Please write out the lines of the data exactly, beginning with the first and ending with the line containing "const Y_MINOR_23 = [0.3, 0.1, -0.1, -0.3, -0.5, -0.7, -0.9];"; leave the pictures behind.

----------------------------------------

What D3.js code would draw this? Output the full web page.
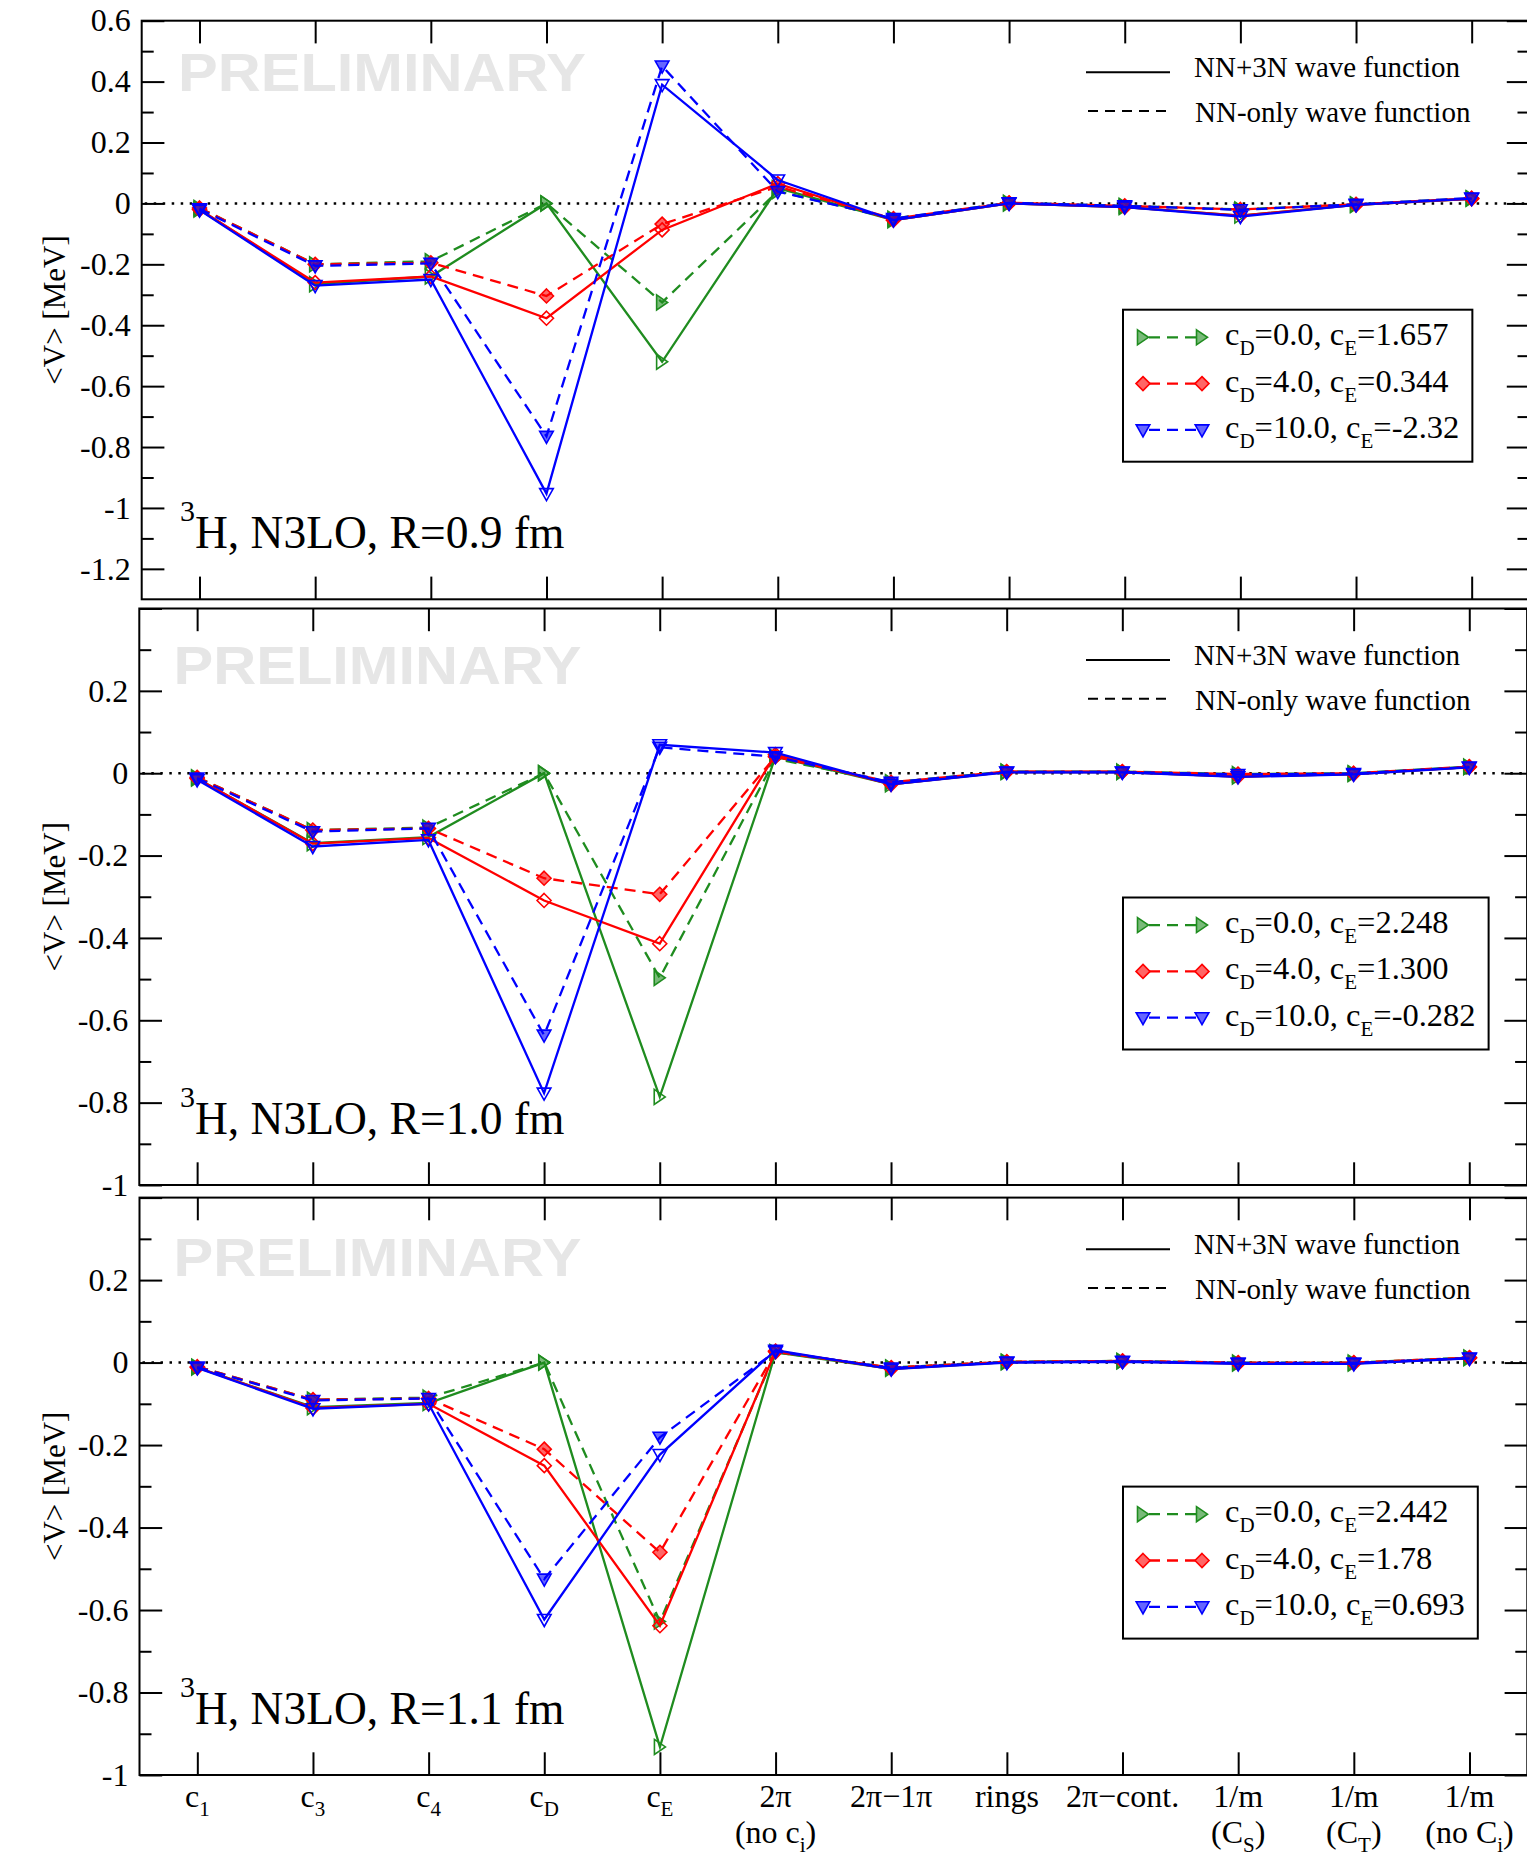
<html>
<head>
<meta charset="utf-8">
<script src="https://d3js.org/d3.v7.min.js"></script>
<style>
  body { margin: 0; background: #fff; }
  text { font-family: "Liberation Serif", "Times New Roman", serif; }
</style>
</head>
<body>
<svg id="chart" width="1527" height="1856"></svg>
<script>
// categories along x (12 contributions to <V>)
const CATS = ["c1", "c3", "c4", "cD", "cE", "2pi", "2pi-1pi", "rings", "2pi-cont", "1/m CS", "1/m CT", "1/m noCi"];
const X_LABEL_TOP = ["c_{1}", "c_{3}", "c_{4}", "c_{D}", "c_{E}", "2π", "2π−1π", "rings", "2π−cont.", "1/m", "1/m", "1/m"];
const X_LABEL_BOT = ["", "", "", "", "", "(no c_{i})", "", "", "", "(C_{S})", "(C_{T})", "(no C_{i})"];

// y ticks
const Y_MAJOR_1 = [0.6, 0.4, 0.2, 0, -0.2, -0.4, -0.6, -0.8, -1, -1.2];
const Y_MINOR_1 = [0.5, 0.3, 0.1, -0.1, -0.3, -0.5, -0.7, -0.9, -1.1];
const Y_MAJOR_23 = [0.4, 0.2, 0, -0.2, -0.4, -0.6, -0.8, -1];
const Y_LABELS_23 = [0.2, 0, -0.2, -0.4, -0.6, -0.8, -1];
const Y_MINOR_23 = [0.3, 0.1, -0.1, -0.3, -0.5, -0.7, -0.9];

// R = 0.9 fm  (3N = NN+3N wave function, NN = NN-only wave function)
const R09_G_3N = [-0.02, -0.265, -0.24, 0.0, -0.52, 0.05, -0.055, 0.0, -0.012, -0.04, -0.005, 0.015];
const R09_G_NN = [-0.015, -0.2, -0.19, 0.0, -0.325, 0.04, -0.05, 0.002, -0.008, -0.02, -0.003, 0.017];
const R09_R_3N = [-0.02, -0.26, -0.24, -0.377, -0.087, 0.065, -0.055, 0.0, -0.012, -0.04, -0.005, 0.015];
const R09_R_NN = [-0.015, -0.2, -0.195, -0.304, -0.068, 0.055, -0.05, 0.002, -0.008, -0.02, -0.003, 0.017];
const R09_B_3N = [-0.022, -0.27, -0.25, -0.953, 0.39, 0.077, -0.055, 0.0, -0.012, -0.043, -0.005, 0.016];
const R09_B_NN = [-0.018, -0.205, -0.197, -0.765, 0.451, 0.039, -0.05, 0.002, -0.008, -0.021, -0.003, 0.018];
const R09_LEGEND = ["c_{D}=0.0, c_{E}=1.657", "c_{D}=4.0, c_{E}=0.344", "c_{D}=10.0, c_{E}=-2.32"];

// R = 1.0 fm
const R10_G_3N = [-0.013, -0.17, -0.155, 0.0, -0.786, 0.04, -0.027, 0.003, 0.003, -0.008, -0.002, 0.015];
const R10_G_NN = [-0.01, -0.138, -0.132, 0.0, -0.497, 0.035, -0.022, 0.004, 0.004, -0.002, 0.0, 0.016];
const R10_R_3N = [-0.013, -0.171, -0.157, -0.309, -0.414, 0.045, -0.027, 0.003, 0.003, -0.008, -0.002, 0.015];
const R10_R_NN = [-0.01, -0.138, -0.134, -0.255, -0.294, 0.04, -0.022, 0.004, 0.004, -0.002, 0.0, 0.016];
const R10_B_3N = [-0.016, -0.178, -0.162, -0.777, 0.069, 0.05, -0.027, 0.002, 0.002, -0.009, -0.003, 0.014];
const R10_B_NN = [-0.012, -0.142, -0.134, -0.636, 0.063, 0.04, -0.022, 0.003, 0.003, -0.003, -0.001, 0.015];
const R10_LEGEND = ["c_{D}=0.0, c_{E}=2.248", "c_{D}=4.0, c_{E}=1.300", "c_{D}=10.0, c_{E}=-0.282"];

// R = 1.1 fm
const R11_G_3N = [-0.012, -0.108, -0.098, 0.0, -0.932, 0.025, -0.015, 0.001, 0.003, -0.002, -0.002, 0.011];
const R11_G_NN = [-0.01, -0.09, -0.085, 0.0, -0.628, 0.025, -0.012, 0.002, 0.004, 0.0, 0.0, 0.012];
const R11_R_3N = [-0.012, -0.11, -0.1, -0.25, -0.638, 0.028, -0.015, 0.001, 0.003, -0.002, -0.002, 0.011];
const R11_R_NN = [-0.01, -0.09, -0.087, -0.21, -0.46, 0.026, -0.012, 0.002, 0.004, 0.0, 0.0, 0.012];
const R11_B_3N = [-0.013, -0.112, -0.1, -0.623, -0.223, 0.03, -0.016, 0.0, 0.002, -0.003, -0.003, 0.01];
const R11_B_NN = [-0.011, -0.092, -0.087, -0.525, -0.181, 0.027, -0.013, 0.001, 0.003, -0.001, -0.001, 0.011];
const R11_LEGEND = ["c_{D}=0.0, c_{E}=2.442", "c_{D}=4.0, c_{E}=1.78", "c_{D}=10.0, c_{E}=0.693"];

const COLORS = ["#1f8c1f", "#ff0000", "#0000ff"];
const SHAPES = ["right", "diamond", "down"];

const panels = [
  { title: "^{3}H, N3LO, R=0.9 fm", ydom: [-1.3, 0.6], major: Y_MAJOR_1, labels: Y_MAJOR_1, minor: Y_MINOR_1,
    series: [[R09_G_3N, R09_G_NN], [R09_R_3N, R09_R_NN], [R09_B_3N, R09_B_NN]], legend: R09_LEGEND,
    top: 20.7, bottom: 599.3, left: 141.7, wmY: 70, wmX: 178 },
  { title: "^{3}H, N3LO, R=1.0 fm", ydom: [-1, 0.4], major: Y_MAJOR_23, labels: Y_LABELS_23, minor: Y_MINOR_23,
    series: [[R10_G_3N, R10_G_NN], [R10_R_3N, R10_R_NN], [R10_B_3N, R10_B_NN]], legend: R10_LEGEND,
    top: 608.5, bottom: 1185, left: 139.3, wmY: 75, wmX: 173.5 },
  { title: "^{3}H, N3LO, R=1.1 fm", ydom: [-1, 0.4], major: Y_MAJOR_23, labels: Y_LABELS_23, minor: Y_MINOR_23,
    series: [[R11_G_3N, R11_G_NN], [R11_R_3N, R11_R_NN], [R11_B_3N, R11_B_NN]], legend: R11_LEGEND,
    top: 1197.6, bottom: 1775, left: 139.5, wmY: 78, wmX: 173.5 }
];

const STEP = 115.65;
const svg = d3.select("#chart");

// text with _{sub} and ^{sup}
function rich(sel, str, size, small, subShift, supShift) {
  const re = /([_^])\{([^}]*)\}/g;
  let parts = [], last = 0, m;
  while ((m = re.exec(str))) {
    if (m.index > last) parts.push({ t: str.slice(last, m.index), k: "" });
    parts.push({ t: m[2], k: m[1] });
    last = re.lastIndex;
  }
  if (last < str.length) parts.push({ t: str.slice(last), k: "" });
  let cur = 0;
  parts.forEach(p => {
    const target = p.k == "_" ? subShift : (p.k == "^" ? -supShift : 0);
    sel.append("tspan").attr("dy", target - cur).attr("font-size", p.k ? small : size).text(p.t);
    cur = target;
  });
  return sel;
}

function markerPath(shape) {
  if (shape == "right") return "M-5.5,-7.5L5.5,0L-5.5,7.5Z";
  if (shape == "diamond") return "M0,-7L7,0L0,7L-7,0Z";
  return "M-6.8,-5L6.8,-5L0,7Z";
}

function drawMarker(g, shape, color, cx, cy, filled) {
  g.append("path")
    .attr("d", markerPath(shape))
    .attr("transform", "translate(" + cx + "," + cy + ")")
    .attr("fill", filled ? color : "none")
    .attr("fill-opacity", filled ? 0.6 : 1)
    .attr("stroke", color)
    .attr("stroke-width", 1.6);
}

const fmt = d => String(+d.toFixed(1));

panels.forEach((p, pi) => {
  const L = p.left, R = p.left + 12 * STEP, T = p.top, B = p.bottom;
  const x = d3.scaleLinear().domain([0.5, 12.5]).range([L, R]);
  const y = d3.scaleLinear().domain(p.ydom).range([B, T]);
  const g = svg.append("g");

  // watermark
  g.append("text")
    .attr("x", p.wmX).attr("y", T + p.wmY)
    .style("font-family", "'Liberation Sans', Arial, sans-serif")
    .attr("font-weight", "bold").attr("font-size", 54)
    .attr("textLength", 408).attr("lengthAdjust", "spacingAndGlyphs")
    .attr("fill", "#e6e6e6")
    .text("PRELIMINARY");

  // zero line
  g.append("line")
    .attr("x1", L + 3).attr("x2", R).attr("y1", y(0)).attr("y2", y(0))
    .attr("stroke", "#000").attr("stroke-width", 2.5).attr("stroke-dasharray", "2.5,6.5");

  // axes ticks
  const tickStyle = sel => {
    sel.select(".domain").remove();
    sel.selectAll(".tick line").attr("stroke-width", 2);
  };
  g.append("g").attr("transform", "translate(" + L + ",0)")
    .call(d3.axisLeft(y).tickValues(p.major).tickSize(-22.7).tickPadding(11)
      .tickFormat(d => p.labels.includes(d) ? fmt(d) : ""))
    .call(tickStyle)
    .call(s => s.selectAll(".tick text").attr("font-size", 32).attr("fill", "#000")
      .style("font-family", "'Liberation Serif', 'Times New Roman', serif"));
  g.append("g").attr("transform", "translate(" + L + ",0)")
    .call(d3.axisLeft(y).tickValues(p.minor).tickSize(-12).tickFormat("")).call(tickStyle);
  g.append("g").attr("transform", "translate(" + R + ",0)")
    .call(d3.axisRight(y).tickValues(p.major).tickSize(-22.7).tickFormat("")).call(tickStyle);
  g.append("g").attr("transform", "translate(" + R + ",0)")
    .call(d3.axisRight(y).tickValues(p.minor).tickSize(-12).tickFormat("")).call(tickStyle);
  g.append("g").attr("transform", "translate(0," + B + ")")
    .call(d3.axisBottom(x).tickValues(d3.range(1, CATS.length + 1)).tickSize(-22.7).tickFormat("")).call(tickStyle);
  g.append("g").attr("transform", "translate(0," + T + ")")
    .call(d3.axisTop(x).tickValues(d3.range(1, CATS.length + 1)).tickSize(-22.7).tickFormat("")).call(tickStyle);

  // frame
  g.append("rect").attr("x", L).attr("y", T).attr("width", R - L).attr("height", B - T)
    .attr("fill", "none").attr("stroke", "#000").attr("stroke-width", 2);

  // y axis label
  g.append("text")
    .attr("transform", "translate(65," + ((T + B) / 2) + ") rotate(-90)")
    .attr("text-anchor", "middle").attr("font-size", 31)
    .text("<V> [MeV]");

  // data
  const line = d3.line().x((d, i) => x(i + 1)).y(d => y(d));
  p.series.forEach((pair, ci) => {
    pair.forEach((vals, k) => {
      g.append("path").datum(vals)
        .attr("d", line)
        .attr("fill", "none").attr("stroke", COLORS[ci]).attr("stroke-width", 2.3)
        .attr("stroke-dasharray", k == 1 ? "11,7" : null);
      vals.forEach((v, i) => drawMarker(g, SHAPES[ci], COLORS[ci], x(i + 1), y(v), k == 1));
    });
  });

  // title
  rich(g.append("text").attr("x", 180).attr("y", B - 51), p.title, 45.5, 30, 0, 27);

  // wave function legend
  g.append("line").attr("x1", 1086).attr("x2", 1170).attr("y1", T + 51.6).attr("y2", T + 51.6)
    .attr("stroke", "#000").attr("stroke-width", 2);
  g.append("text").attr("x", 1194).attr("y", T + 56.6).attr("font-size", 29).text("NN+3N wave function");
  g.append("line").attr("x1", 1088).attr("x2", 1170).attr("y1", T + 90.3).attr("y2", T + 90.3)
    .attr("stroke", "#000").attr("stroke-width", 2).attr("stroke-dasharray", "10,7");
  g.append("text").attr("x", 1195).attr("y", T + 101).attr("font-size", 29).text("NN-only wave function");

  // cD/cE legend box
  const lg = g.append("g");
  const box = lg.append("rect").attr("x", 1123).attr("y", T + 289).attr("height", 152)
    .attr("fill", "#fff").attr("stroke", "#000").attr("stroke-width", 2);
  let maxRight = 0;
  p.legend.forEach((lab, ci) => {
    const ly = T + 316.6 + ci * 46.3;
    lg.append("line").attr("x1", 1143).attr("x2", 1202).attr("y1", ly).attr("y2", ly)
      .attr("stroke", COLORS[ci]).attr("stroke-width", 2.3).attr("stroke-dasharray", "11,7")
      .attr("stroke-dashoffset", -6);
    drawMarker(lg, SHAPES[ci], COLORS[ci], 1143, ly, true);
    drawMarker(lg, SHAPES[ci], COLORS[ci], 1202, ly, true);
    const t = rich(lg.append("text").attr("x", 1225).attr("y", ly + 8), lab, 32.5, 21, 10, 0);
    const bb = t.node().getBBox();
    maxRight = Math.max(maxRight, bb.x + bb.width);
  });
  box.attr("width", maxRight + 13 - 1123);

  // x tick labels on the bottom panel only
  if (pi == panels.length - 1) {
    X_LABEL_TOP.forEach((lab, i) => {
      rich(svg.append("text").attr("x", x(i + 1)).attr("y", 1807).attr("text-anchor", "middle"),
        lab, 32, 21, 9, 0);
      if (X_LABEL_BOT[i])
        rich(svg.append("text").attr("x", x(i + 1)).attr("y", 1843).attr("text-anchor", "middle"),
          X_LABEL_BOT[i], 32, 21, 9, 0);
    });
  }
});
</script>
</body>
</html>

----------------------------------------

> **TASK ANSWER**:
What D3.js code would draw this? Output the full web page.
<html>
<head>
<meta charset="utf-8">
<script src="https://d3js.org/d3.v7.min.js"></script>
<style>
  body { margin: 0; background: #fff; }
  text { font-family: "Liberation Serif", "Times New Roman", serif; }
</style>
</head>
<body>
<svg id="chart" width="1527" height="1856"></svg>
<script>
// categories along x (12 contributions to <V>)
const CATS = ["c1", "c3", "c4", "cD", "cE", "2pi", "2pi-1pi", "rings", "2pi-cont", "1/m CS", "1/m CT", "1/m noCi"];
const X_LABEL_TOP = ["c_{1}", "c_{3}", "c_{4}", "c_{D}", "c_{E}", "2π", "2π−1π", "rings", "2π−cont.", "1/m", "1/m", "1/m"];
const X_LABEL_BOT = ["", "", "", "", "", "(no c_{i})", "", "", "", "(C_{S})", "(C_{T})", "(no C_{i})"];

// y ticks
const Y_MAJOR_1 = [0.6, 0.4, 0.2, 0, -0.2, -0.4, -0.6, -0.8, -1, -1.2];
const Y_MINOR_1 = [0.5, 0.3, 0.1, -0.1, -0.3, -0.5, -0.7, -0.9, -1.1];
const Y_MAJOR_23 = [0.4, 0.2, 0, -0.2, -0.4, -0.6, -0.8, -1];
const Y_LABELS_23 = [0.2, 0, -0.2, -0.4, -0.6, -0.8, -1];
const Y_MINOR_23 = [0.3, 0.1, -0.1, -0.3, -0.5, -0.7, -0.9];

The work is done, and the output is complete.